* **Directive**: Pick out each line containing the string "this" and copy it.

═══ Listing ═══

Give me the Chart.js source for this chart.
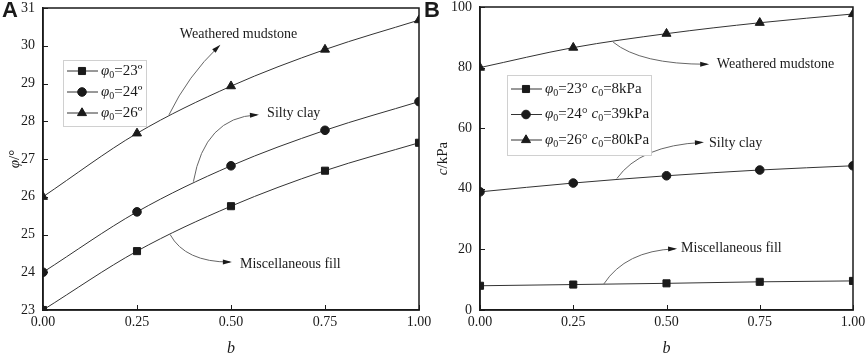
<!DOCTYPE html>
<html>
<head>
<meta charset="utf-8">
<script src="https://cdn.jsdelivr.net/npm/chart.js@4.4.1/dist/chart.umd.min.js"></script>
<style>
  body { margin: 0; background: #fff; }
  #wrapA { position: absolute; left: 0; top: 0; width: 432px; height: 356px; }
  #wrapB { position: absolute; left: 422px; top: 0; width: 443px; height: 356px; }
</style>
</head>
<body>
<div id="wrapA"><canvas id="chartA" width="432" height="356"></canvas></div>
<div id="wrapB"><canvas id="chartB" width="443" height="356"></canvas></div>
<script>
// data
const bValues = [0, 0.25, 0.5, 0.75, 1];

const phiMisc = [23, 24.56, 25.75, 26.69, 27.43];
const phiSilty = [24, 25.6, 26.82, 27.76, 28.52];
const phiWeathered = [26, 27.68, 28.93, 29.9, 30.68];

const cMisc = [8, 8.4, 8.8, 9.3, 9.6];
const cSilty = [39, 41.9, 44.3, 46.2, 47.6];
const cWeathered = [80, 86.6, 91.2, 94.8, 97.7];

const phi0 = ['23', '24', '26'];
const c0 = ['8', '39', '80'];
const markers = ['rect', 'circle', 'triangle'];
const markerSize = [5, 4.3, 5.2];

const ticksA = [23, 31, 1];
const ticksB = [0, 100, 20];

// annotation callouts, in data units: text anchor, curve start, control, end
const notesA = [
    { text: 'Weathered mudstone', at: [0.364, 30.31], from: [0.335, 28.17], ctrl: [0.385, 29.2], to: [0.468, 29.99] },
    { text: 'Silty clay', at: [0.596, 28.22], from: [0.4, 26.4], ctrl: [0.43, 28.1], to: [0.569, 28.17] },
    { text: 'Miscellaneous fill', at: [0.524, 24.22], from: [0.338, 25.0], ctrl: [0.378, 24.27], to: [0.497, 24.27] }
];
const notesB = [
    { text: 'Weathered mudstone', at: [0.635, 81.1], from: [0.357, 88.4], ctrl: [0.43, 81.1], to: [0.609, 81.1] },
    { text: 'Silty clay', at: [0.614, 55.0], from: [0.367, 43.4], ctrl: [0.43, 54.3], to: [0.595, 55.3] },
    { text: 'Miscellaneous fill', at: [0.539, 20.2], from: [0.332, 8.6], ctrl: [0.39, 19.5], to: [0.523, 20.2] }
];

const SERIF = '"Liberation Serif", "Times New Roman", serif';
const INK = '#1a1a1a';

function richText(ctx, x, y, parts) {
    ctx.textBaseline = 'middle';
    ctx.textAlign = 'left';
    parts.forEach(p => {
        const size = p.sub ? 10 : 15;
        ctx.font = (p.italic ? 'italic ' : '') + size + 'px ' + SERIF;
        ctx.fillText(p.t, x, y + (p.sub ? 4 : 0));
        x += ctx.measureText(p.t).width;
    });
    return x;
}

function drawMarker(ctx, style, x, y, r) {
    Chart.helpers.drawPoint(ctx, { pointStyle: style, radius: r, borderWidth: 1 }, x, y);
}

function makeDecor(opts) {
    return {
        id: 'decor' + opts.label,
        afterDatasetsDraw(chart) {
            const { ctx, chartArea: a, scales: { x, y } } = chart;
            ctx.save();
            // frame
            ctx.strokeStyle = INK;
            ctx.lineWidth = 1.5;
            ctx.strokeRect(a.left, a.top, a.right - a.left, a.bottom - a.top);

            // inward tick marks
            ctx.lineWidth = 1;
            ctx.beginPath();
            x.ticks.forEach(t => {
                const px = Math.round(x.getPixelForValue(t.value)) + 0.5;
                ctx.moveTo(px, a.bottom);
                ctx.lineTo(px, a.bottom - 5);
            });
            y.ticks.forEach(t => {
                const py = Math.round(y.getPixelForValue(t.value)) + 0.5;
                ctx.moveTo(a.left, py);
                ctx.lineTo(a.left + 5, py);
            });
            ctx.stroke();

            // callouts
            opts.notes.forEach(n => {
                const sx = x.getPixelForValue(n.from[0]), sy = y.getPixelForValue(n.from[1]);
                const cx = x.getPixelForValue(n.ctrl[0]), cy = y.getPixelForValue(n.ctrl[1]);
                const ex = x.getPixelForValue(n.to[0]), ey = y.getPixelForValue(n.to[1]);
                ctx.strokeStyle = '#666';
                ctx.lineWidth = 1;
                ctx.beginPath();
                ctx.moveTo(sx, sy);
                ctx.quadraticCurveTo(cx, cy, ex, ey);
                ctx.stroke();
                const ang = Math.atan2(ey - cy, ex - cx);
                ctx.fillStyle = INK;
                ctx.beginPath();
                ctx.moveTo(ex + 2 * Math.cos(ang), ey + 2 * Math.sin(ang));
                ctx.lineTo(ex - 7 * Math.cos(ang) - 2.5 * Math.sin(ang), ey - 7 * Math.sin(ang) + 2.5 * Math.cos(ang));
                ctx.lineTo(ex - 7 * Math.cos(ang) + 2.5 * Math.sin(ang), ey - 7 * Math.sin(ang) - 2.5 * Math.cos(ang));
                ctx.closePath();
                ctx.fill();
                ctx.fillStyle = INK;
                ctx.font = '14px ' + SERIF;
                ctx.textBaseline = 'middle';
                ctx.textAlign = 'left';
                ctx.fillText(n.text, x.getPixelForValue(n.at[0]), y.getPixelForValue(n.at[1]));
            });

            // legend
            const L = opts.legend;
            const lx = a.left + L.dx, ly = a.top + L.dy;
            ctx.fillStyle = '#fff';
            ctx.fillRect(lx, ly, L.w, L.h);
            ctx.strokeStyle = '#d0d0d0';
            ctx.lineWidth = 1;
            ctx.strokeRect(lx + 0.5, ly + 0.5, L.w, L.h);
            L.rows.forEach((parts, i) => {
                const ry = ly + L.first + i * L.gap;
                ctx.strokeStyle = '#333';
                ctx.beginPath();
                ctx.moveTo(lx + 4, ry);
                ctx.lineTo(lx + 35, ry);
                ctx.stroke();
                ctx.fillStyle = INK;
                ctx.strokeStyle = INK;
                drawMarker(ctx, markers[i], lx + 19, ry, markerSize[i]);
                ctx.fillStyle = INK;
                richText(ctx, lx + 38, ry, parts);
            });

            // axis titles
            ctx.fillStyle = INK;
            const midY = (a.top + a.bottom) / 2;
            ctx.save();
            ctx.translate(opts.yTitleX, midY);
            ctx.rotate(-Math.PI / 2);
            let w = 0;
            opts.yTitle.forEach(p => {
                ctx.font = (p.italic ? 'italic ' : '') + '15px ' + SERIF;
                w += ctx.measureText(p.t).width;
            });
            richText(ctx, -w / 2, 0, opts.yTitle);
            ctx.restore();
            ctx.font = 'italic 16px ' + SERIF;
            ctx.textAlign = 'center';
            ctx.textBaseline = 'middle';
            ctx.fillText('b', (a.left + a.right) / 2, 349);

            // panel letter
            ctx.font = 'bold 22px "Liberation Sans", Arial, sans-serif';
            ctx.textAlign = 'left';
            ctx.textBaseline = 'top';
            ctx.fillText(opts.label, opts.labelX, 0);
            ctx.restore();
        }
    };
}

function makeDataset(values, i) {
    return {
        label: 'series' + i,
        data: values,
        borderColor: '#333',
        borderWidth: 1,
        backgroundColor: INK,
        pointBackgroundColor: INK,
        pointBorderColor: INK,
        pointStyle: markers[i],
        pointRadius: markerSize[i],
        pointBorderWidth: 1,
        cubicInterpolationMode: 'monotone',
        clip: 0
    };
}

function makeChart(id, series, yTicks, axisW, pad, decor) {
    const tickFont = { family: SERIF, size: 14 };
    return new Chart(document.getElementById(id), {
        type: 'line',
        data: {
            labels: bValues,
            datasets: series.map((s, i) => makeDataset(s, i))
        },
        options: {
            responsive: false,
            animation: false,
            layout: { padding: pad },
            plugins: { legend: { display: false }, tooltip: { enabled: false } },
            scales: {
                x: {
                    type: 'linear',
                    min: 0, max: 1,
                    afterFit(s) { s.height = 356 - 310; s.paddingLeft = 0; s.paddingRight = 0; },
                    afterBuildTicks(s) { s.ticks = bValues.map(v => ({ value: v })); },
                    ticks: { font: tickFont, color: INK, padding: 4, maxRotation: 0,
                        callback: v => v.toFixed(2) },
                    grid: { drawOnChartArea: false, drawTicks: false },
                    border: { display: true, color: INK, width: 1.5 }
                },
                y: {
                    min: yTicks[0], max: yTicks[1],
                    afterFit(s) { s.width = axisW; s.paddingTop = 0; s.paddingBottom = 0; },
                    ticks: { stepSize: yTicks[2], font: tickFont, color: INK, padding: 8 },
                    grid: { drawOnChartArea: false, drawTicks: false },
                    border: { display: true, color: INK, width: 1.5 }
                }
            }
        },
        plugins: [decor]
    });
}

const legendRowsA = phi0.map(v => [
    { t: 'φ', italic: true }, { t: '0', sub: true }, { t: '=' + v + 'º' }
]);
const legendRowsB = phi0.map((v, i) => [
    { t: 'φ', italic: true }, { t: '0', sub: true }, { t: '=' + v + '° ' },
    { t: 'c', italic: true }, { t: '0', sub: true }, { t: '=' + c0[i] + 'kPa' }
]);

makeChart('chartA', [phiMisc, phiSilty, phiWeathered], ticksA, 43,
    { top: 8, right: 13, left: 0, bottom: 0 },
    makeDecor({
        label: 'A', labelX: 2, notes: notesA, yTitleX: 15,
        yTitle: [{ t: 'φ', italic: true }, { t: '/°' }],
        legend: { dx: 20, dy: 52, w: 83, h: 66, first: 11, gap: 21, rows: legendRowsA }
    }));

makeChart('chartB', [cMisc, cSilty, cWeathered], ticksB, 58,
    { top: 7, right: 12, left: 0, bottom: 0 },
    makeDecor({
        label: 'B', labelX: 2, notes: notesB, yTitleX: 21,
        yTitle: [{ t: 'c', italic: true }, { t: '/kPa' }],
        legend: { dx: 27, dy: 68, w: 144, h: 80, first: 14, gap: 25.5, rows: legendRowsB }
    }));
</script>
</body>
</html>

═══
═══ Listing ═══

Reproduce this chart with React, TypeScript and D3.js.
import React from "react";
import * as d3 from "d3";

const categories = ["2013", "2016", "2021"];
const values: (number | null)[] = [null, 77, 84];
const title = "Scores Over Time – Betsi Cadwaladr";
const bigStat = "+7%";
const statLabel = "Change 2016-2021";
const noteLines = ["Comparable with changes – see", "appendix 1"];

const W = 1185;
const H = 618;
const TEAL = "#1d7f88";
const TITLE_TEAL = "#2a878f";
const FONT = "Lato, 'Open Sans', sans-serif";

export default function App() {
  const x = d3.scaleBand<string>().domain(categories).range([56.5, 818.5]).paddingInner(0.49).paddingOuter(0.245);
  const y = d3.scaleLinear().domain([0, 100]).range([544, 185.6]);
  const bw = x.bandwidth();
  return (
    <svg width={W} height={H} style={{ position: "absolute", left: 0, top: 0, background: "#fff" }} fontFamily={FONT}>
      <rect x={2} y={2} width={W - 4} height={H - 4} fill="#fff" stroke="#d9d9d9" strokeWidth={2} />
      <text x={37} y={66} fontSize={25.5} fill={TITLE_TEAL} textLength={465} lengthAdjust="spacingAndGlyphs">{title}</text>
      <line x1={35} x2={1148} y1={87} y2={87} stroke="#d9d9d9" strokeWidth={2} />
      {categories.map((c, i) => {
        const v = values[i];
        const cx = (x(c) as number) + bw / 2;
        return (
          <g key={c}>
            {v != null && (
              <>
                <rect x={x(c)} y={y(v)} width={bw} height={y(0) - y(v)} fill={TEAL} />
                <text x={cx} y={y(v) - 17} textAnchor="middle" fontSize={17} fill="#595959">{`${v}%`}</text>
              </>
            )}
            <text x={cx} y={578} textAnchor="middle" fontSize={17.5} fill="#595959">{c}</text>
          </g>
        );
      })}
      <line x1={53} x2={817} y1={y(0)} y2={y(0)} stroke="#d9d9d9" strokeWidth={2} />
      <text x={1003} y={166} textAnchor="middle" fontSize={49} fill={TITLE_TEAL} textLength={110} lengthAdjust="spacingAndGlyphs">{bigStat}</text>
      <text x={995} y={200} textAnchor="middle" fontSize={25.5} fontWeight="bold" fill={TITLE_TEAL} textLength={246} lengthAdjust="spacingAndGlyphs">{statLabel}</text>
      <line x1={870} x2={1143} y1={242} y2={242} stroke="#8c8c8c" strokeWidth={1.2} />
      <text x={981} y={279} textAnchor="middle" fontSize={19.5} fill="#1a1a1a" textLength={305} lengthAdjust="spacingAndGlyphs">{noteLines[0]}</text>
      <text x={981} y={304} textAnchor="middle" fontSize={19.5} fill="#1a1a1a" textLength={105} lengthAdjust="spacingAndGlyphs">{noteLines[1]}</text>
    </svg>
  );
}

═══

* **Exercise answer**:
Give me the Chart.js source for this chart.
Reproduce this chart with React, TypeScript and D3.js.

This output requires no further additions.